One of my favorite things about many Hughes films is his uncanny ear for music. Hughes had a knack for finding obscure music that fit perfectly in many of his scenes. “Oh Yeah” by Yellow is a great example of this. The song plays as soon as we see the Ferrari. Could there be a better song to introduce that car? I can’t think of one.

When we first see the car, we see a Modena replica through the boy's eyes. Cameron is talking about the car while 5 seconds of still inserts of a real 250 GT cycle through. There’s a shot of the front grille, with a real and unmistakable Cavallino Rampante suspended in front of the egg-crate grille. The second shot is the driver's side front corner, with a correct and proper chrome surround on the headlight cover and a proper side marker light, both missing from the replicas. The next shot is of a real fender vent, and the shot after that is a real Borrani wire wheel with a correct Dunlop brake caliper visible. The replicas used conventional Dayton wire wheels. The last shot was of the real and iconic Ferrari nose badge. Sensory overload for a young car nut like myself.

We know Hughes was responsible for filming stills of the real thing. In his director's commentary, he gives us the inside scoop:

“The insert shots of the Ferrari were real 250 GT California. The cars we used in the wide shots were obviously reproductions because there were only a hundred of these cars, way too expensive to destroy. So we had a number of replicas made. They were pretty good replicas, but for the tight shots I really needed a real one, so we brought one in to the stage and shot the inserts with that.”

Allow me to translate: Someday, car-obsessed nutjobs are going to scrutinize my film for every stinking detail about the Ferrari these boys are going to destroy. I’ll give these wizards a little sleight-of-hand right out of the gate by showing them a few close-up shots of a real one so maybe they can spend less time thinking about the car and just enjoy the movie.

The implausibility of finding Ferris on a float lip-synching Danke Schoen in the middle of the Von Stuben Day parade will never occur to these same people. It didn’t to me. Nor did it occur to me that a snooty maitre d’ at Chez Quis would voluntarily suspend disbelief long enough for a mouthy seventeen-year-old to dupe him into believing that he was the sausage king of Chicago.

I was eleven years old when I first saw the movie in 1990, and all the finer points about the car were initially lost on me. Hughes' illusion worked and naturally I fell in love with the car. At the time, I also missed how well-cast several other cars in the film were, including Rooney's perfectly cast K-car, Cameron’s beat-up Alfa Romeo Sport Sedan (with sheepskin seat covers!), and Tom Buellers classy Audi 5000S turbo.

One thing I do remember was a sense of indignant outrage the first time I saw the Ferrari reverse its way through the plate glass window of the Frye garage.

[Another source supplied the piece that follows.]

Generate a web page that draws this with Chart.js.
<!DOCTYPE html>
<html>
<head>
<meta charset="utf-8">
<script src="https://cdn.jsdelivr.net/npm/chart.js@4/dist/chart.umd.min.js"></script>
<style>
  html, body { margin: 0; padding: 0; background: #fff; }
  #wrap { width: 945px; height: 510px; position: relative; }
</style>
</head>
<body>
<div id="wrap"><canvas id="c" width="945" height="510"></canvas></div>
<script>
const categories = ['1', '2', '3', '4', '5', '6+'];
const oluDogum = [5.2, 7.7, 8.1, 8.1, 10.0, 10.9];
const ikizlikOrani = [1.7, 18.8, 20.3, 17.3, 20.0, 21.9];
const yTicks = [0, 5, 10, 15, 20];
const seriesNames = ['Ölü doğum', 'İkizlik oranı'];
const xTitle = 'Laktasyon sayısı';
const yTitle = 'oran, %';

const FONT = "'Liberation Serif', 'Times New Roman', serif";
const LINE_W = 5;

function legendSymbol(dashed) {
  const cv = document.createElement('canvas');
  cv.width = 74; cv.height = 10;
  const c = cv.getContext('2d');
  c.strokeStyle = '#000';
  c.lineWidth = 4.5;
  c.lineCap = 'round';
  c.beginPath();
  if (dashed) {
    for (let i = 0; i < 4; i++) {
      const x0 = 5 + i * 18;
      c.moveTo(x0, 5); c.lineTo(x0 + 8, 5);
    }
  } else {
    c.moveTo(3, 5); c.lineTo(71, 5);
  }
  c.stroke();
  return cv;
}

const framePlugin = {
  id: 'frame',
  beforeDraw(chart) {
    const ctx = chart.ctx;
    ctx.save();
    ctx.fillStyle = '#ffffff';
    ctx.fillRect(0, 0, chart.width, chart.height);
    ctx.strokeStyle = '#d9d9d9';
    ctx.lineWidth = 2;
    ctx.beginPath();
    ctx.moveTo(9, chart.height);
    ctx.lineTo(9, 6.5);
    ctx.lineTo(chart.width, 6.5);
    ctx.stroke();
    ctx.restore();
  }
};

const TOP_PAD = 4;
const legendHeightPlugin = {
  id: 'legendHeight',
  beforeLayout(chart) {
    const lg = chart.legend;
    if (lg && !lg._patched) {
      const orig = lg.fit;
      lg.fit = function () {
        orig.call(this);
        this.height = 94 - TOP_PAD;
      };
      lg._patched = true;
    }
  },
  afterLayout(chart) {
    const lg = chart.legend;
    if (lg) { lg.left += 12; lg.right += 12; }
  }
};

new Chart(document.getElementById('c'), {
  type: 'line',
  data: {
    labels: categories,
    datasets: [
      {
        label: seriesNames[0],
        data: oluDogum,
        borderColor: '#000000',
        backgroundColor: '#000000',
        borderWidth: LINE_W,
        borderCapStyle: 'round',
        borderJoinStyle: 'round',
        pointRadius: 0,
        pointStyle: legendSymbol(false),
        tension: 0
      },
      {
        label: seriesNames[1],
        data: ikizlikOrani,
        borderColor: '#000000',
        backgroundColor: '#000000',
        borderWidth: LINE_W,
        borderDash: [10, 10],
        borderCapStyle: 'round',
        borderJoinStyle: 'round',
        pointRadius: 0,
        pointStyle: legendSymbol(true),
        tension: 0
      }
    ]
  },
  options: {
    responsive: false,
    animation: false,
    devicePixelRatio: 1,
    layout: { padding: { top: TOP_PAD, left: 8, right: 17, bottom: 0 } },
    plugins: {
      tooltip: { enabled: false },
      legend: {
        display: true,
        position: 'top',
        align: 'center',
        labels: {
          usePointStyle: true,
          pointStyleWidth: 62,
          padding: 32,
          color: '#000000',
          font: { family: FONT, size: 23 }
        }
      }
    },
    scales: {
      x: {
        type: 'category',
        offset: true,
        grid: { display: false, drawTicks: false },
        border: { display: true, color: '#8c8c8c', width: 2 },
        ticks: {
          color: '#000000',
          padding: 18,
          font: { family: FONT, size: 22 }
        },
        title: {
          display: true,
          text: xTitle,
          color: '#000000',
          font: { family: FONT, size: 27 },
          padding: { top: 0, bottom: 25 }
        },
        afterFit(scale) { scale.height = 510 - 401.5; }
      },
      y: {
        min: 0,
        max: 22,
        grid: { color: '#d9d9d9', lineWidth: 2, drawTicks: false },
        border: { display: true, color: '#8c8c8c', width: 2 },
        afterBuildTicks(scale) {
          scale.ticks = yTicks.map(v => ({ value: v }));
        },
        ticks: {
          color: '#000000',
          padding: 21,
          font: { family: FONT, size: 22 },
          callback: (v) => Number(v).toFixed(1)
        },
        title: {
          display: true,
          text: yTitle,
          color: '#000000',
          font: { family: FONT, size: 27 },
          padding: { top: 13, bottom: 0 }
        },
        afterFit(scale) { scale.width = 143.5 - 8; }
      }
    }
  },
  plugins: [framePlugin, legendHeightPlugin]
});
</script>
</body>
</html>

Landing in the wooded ravine below, it was reduced to a twisted, smoking wreck. Several times I watched that scene in slow-motion on the VCR, trying to figure out how Hughes did it, unable to accept the notion that any filmmaker would actually destroy a car like that. Remember, this was about the time that Back to the Future II came out. Kids everywhere had been fooled by Robert Zemekis and his hoverboards, so maybe we were not quite ready to believe everything we were seeing on the silver screen.

I had a hard time for a while figuring out exactly why the Ferrari in the film didn’t quite look like any car in the two Ferrari books I had as a youngster. Neither the Ferrari section in Roger Hicks book “Classic Cars”, nor any pictures in my copy of Ferrari: The Sports/Racing and Road Cars had pictures of a 250GT California that looked exactly like the Bueller movie car. This was frustrating for a kid growing up in the early nineties who knew nothing about replica cars and wouldn’t have his first brush with Google for another decade or so.

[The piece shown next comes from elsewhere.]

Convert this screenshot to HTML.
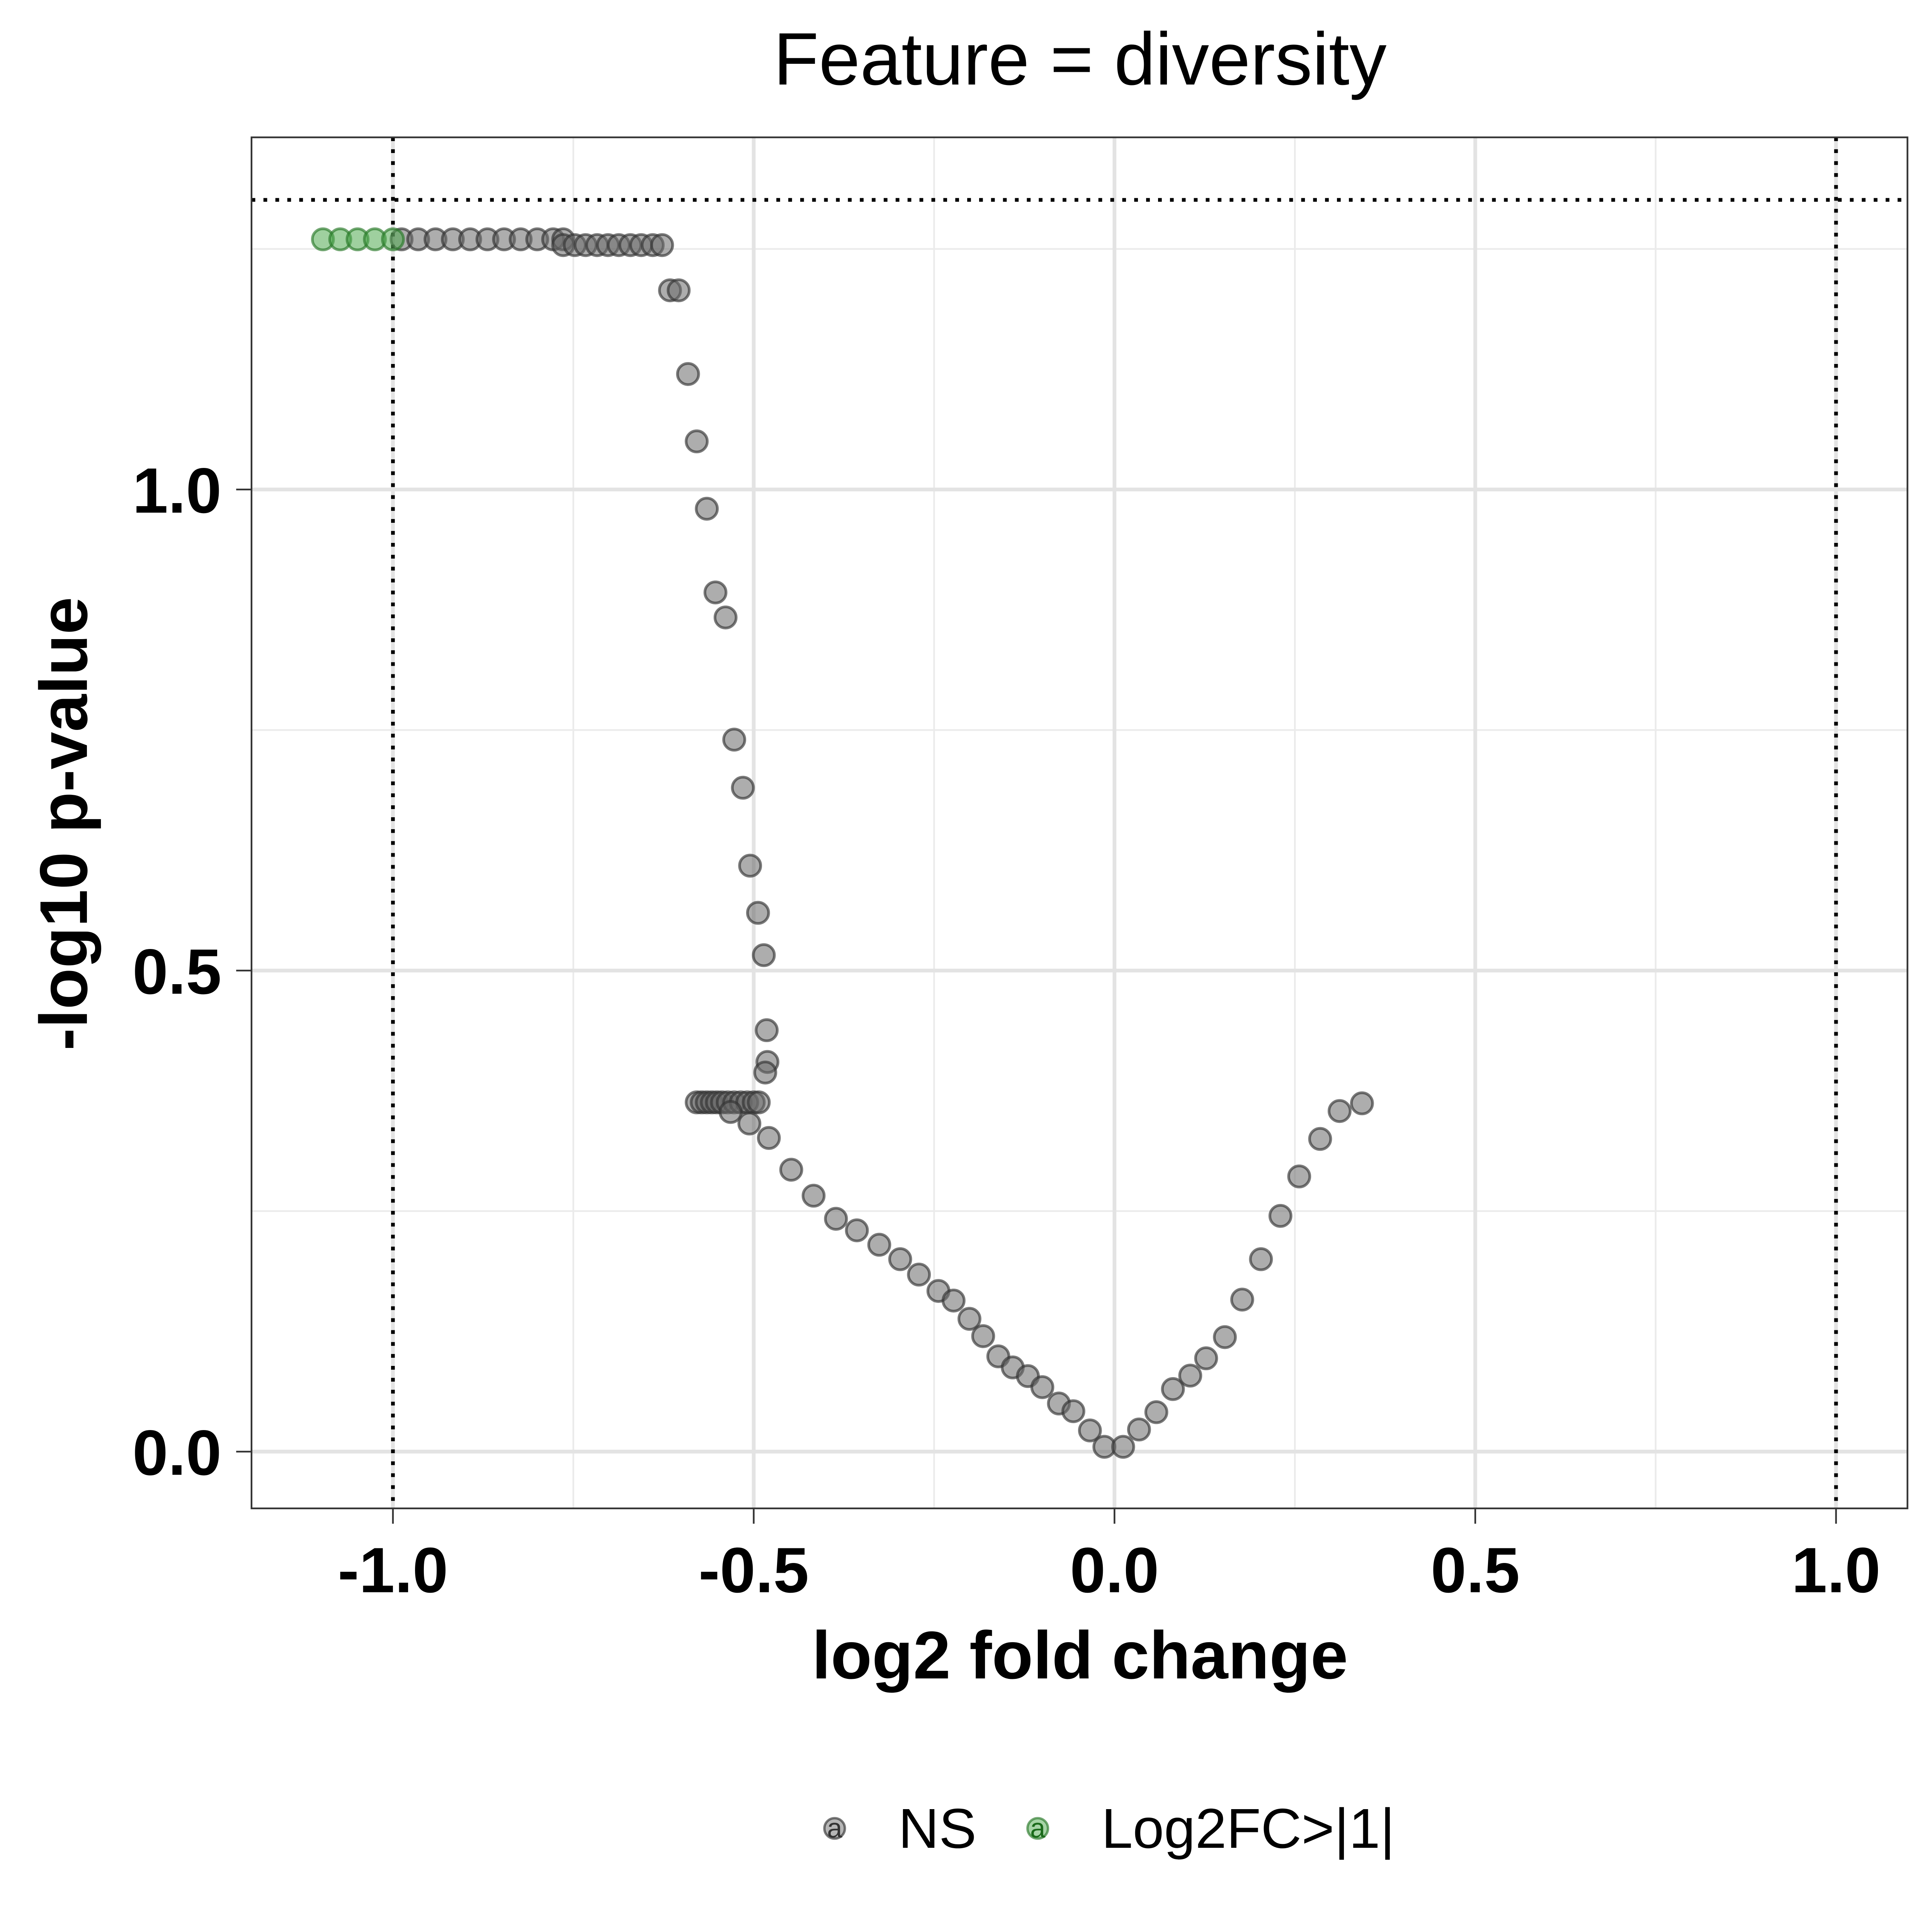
<!DOCTYPE html>
<html><head><meta charset="utf-8"><style>html,body{margin:0;padding:0;background:#fff;overflow:hidden;width:100vw;height:100vh}svg{display:block;position:fixed;left:0;top:0;width:100vw;height:100vh}</style></head>
<body>
<svg id="chart" viewBox="0 0 5669 5669" preserveAspectRatio="xMinYMin meet" xmlns="http://www.w3.org/2000/svg" font-family="Liberation Sans, Arial, sans-serif">
<rect width="5669" height="5669" fill="#fff"/>
<text x="3169" y="248" font-size="218" text-anchor="middle">Feature = diversity</text>
<g id="grid"></g>
<g id="refs"></g>
<g id="pts"></g>
<rect x="738" y="403" width="4859" height="4023" fill="none" stroke="#333" stroke-width="5"/>
<g id="axes"></g>
<text x="3169" y="4925" font-size="198" font-weight="bold" text-anchor="middle">log2 fold change</text>
<text transform="translate(255,2417) rotate(-90)" font-size="198" font-weight="bold" text-anchor="middle">-log10 p-value</text>
<g>
<circle cx="2449" cy="5365" r="30" fill="rgba(110,110,110,0.5)" stroke="rgba(50,50,50,0.65)" stroke-width="7"/>
<text x="2449" y="5392" font-size="80" text-anchor="middle" fill="#333">a</text>
<text x="2636" y="5422" font-size="165">NS</text>
<circle cx="3045" cy="5365" r="30" fill="rgba(80,170,80,0.5)" stroke="rgba(40,120,40,0.65)" stroke-width="7"/>
<text x="3045" y="5392" font-size="80" text-anchor="middle" fill="#1a6a1a">a</text>
<text x="3232" y="5422" font-size="165">Log2FC&gt;|1|</text>
</g>
</svg>
<script>
const xTicks=[-1,-0.5,0,0.5,1];
const xTickLabels=["-1.0","-0.5","0.0","0.5","1.0"];
const xMinor=[-0.75,-0.25,0.25,0.75];
const yTicks=[0,0.5,1];
const yTickLabels=["0.0","0.5","1.0"];
const yMinor=[0.25,0.75,1.25];
const greenX=[-1.097,-1.073,-1.049,-1.025,-1.0];
const greenY=[1.26,1.26,1.26,1.26,1.26];
const nsX=[-0.988,-0.965,-0.941,-0.917,-0.893,-0.869,-0.846,-0.823,-0.800,-0.778,-0.764,
-0.764,-0.748,-0.733,-0.717,-0.702,-0.687,-0.671,-0.656,-0.640,-0.627,
-0.616,-0.604,-0.591,-0.579,-0.565,-0.553,-0.539,-0.527,-0.515,-0.505,-0.494,-0.486,-0.482,-0.481,-0.484,
-0.579,-0.572,-0.565,-0.558,-0.551,-0.544,-0.536,-0.527,-0.518,-0.509,-0.500,-0.493,
-0.532,-0.506,-0.479,-0.448,-0.417,-0.386,-0.357,-0.326,-0.297,-0.271,-0.244,-0.223,-0.201,-0.182,-0.161,-0.141,-0.120,-0.100,-0.077,-0.057,-0.034,-0.014,
0.012,0.034,0.058,0.081,0.105,0.127,0.153,0.177,0.203,0.230,0.256,0.285,0.312,0.343];
const nsY=[1.26,1.26,1.26,1.26,1.26,1.26,1.26,1.26,1.26,1.26,1.26,
1.254,1.254,1.254,1.254,1.254,1.254,1.254,1.254,1.254,1.254,
1.207,1.207,1.12,1.05,0.98,0.893,0.867,0.74,0.69,0.609,0.56,0.516,0.438,0.405,0.394,
0.363,0.363,0.363,0.363,0.363,0.363,0.363,0.363,0.363,0.363,0.363,0.363,
0.353,0.341,0.326,0.293,0.266,0.242,0.230,0.215,0.200,0.184,0.167,0.157,0.138,0.120,0.099,0.0875,0.0785,0.067,0.050,0.042,0.022,0.005,
0.005,0.023,0.041,0.065,0.079,0.097,0.119,0.158,0.200,0.245,0.286,0.325,0.354,0.362];
const vLines=[-1,1];
const hLine=1.301;
const NS="http://www.w3.org/2000/svg";
const L=738,R=5597,T=403,B=4426;
const xMin=-1.196,xMax=1.099,yMin=-0.059,yMax=1.366;
const sx=v=>L+(v-xMin)/(xMax-xMin)*(R-L);
const sy=v=>B-(v-yMin)/(yMax-yMin)*(B-T);
function mk(tag,attrs,parent){const e=document.createElementNS(NS,tag);for(const k in attrs)e.setAttribute(k,attrs[k]);document.getElementById(parent).appendChild(e);return e;}
xMinor.forEach(v=>{const e=mk('line',{x1:sx(v),x2:sx(v),y1:T,y2:B,stroke:'#ebebeb','stroke-width':5},'grid');

});
yMinor.forEach(v=>{const e=mk('line',{x1:L,x2:R,y1:sy(v),y2:sy(v),stroke:'#ebebeb','stroke-width':5},'grid');

});
xTicks.forEach((v,i)=>{const e=mk('line',{x1:sx(v),x2:sx(v),y1:T,y2:B,stroke:'#e3e3e3','stroke-width':11},'grid');


const t=mk('line',{x1:sx(v),x2:sx(v),y1:B,y2:B+45,stroke:'#333','stroke-width':5},'axes');


const l=mk('text',{x:sx(v),y:4672,'font-size':188,'font-weight':'bold','text-anchor':'middle'},'axes');l.textContent=xTickLabels[i];

});
yTicks.forEach((v,i)=>{const e=mk('line',{x1:L,x2:R,y1:sy(v),y2:sy(v),stroke:'#e3e3e3','stroke-width':11},'grid');


const t=mk('line',{x1:L-45,x2:L,y1:sy(v),y2:sy(v),stroke:'#333','stroke-width':5},'axes');


const l=mk('text',{x:650,y:sy(v)+68,'font-size':188,'font-weight':'bold','text-anchor':'end'},'axes');l.textContent=yTickLabels[i];

});
vLines.forEach(v=>{const e=mk('line',{x1:sx(v),x2:sx(v),y1:T,y2:B,stroke:'#000','stroke-width':11,'stroke-dasharray':'11 24'},'refs');

});
{const e=mk('line',{x1:L,x2:R,y1:sy(hLine),y2:sy(hLine),stroke:'#000','stroke-width':11,'stroke-dasharray':'11 24'},'refs');

}
nsX.forEach((v,i)=>{const c=mk('circle',{cx:sx(v),cy:sy(nsY[i]),r:31,fill:'rgba(105,105,105,0.55)',stroke:'rgba(50,50,50,0.65)','stroke-width':8},'pts');

});
greenX.forEach((v,i)=>{const c=mk('circle',{cx:sx(v),cy:sy(greenY[i]),r:31,fill:'rgba(80,170,80,0.55)',stroke:'rgba(40,120,40,0.65)','stroke-width':8},'pts');

});
</script>
</body></html>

It was not until later screenings of the movie that I began to deduce that maybe not everything about that car was exactly as it should have been. Certain minor elements began catching my attention, like tail lights and the trunk lid on the replicas scored straight from an MGB. An eleven-year-old has no idea that Smith's gauges, stolen right out of an E-Type and put into a Ferrari knock-off look almost as out of place as a set of old Stewart Warner gauges might in a Mercedes. The lack of proper Veglia’s in the dash is distracting when I see it today, but the illusion fooled me as a kid growing up in the midwest who at that point had never seen a real Ferrari in person. The first time I ever stood next to a real 250 GT it only took one look to know that Cameron would have never fit, wedged in the back between Ferris and Sloane.

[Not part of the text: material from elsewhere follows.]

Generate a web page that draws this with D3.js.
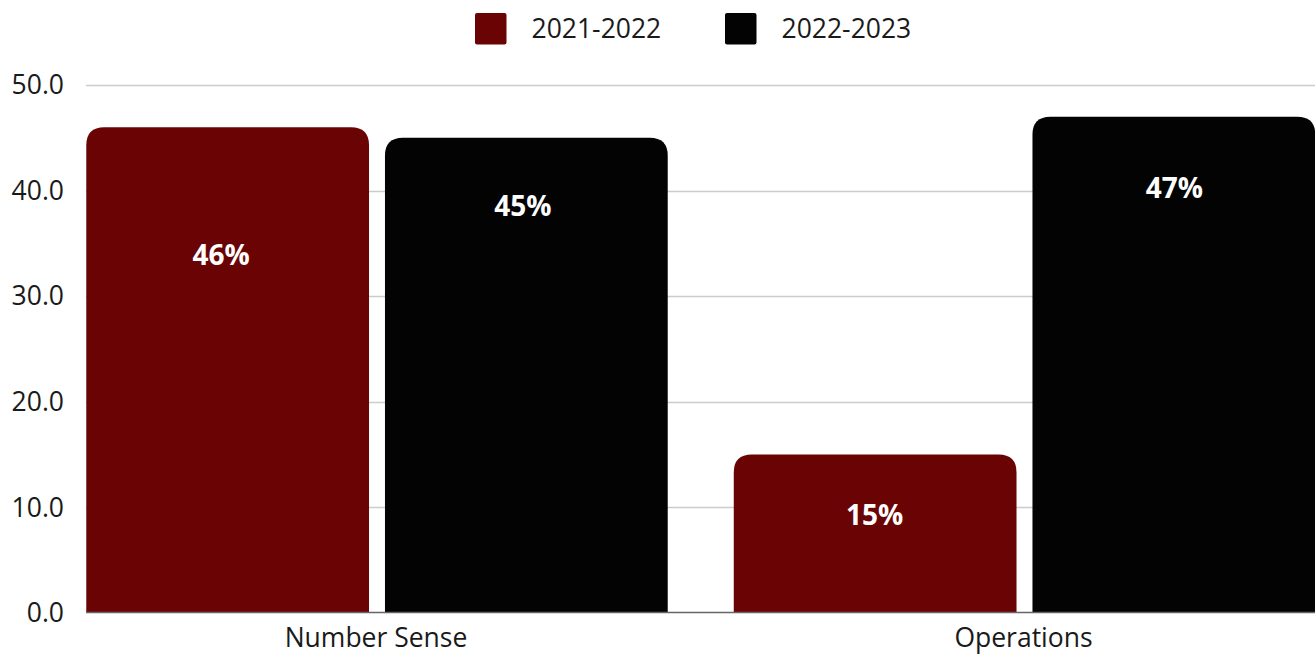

For most of the people who saw the movie, the details of the Ferrari are completely incidental. The movie is not about the car. To me, the film is less about Ferris and more about Cameron’s complicated and dysfunctional relationship with his father, under whose shadow Cameron appears to perpetually live. The car represents a broken link between them, and Hughes made a great choice casting that car to vicariously represent the unseen role of Morris Frye. The car is an embodiment of everything Morris loves, and Cameron hates the car because of it. That all seems pretty heavy, and I think that was exactly the point Hughes was aiming at, because without Cameron’s story, Ferris becomes a lot less interesting to watch.

I missed most of the undercurrent of what the story was really about when I was young. Eleven-year-olds are happy to ignore all the drama and teenage angst in a storyline we’re not yet ready to completely understand. But if you’re a young gearhead, you will devote an inexplicable amount of time trying to figure out why the tail lights on the hero car just don’t look quite right.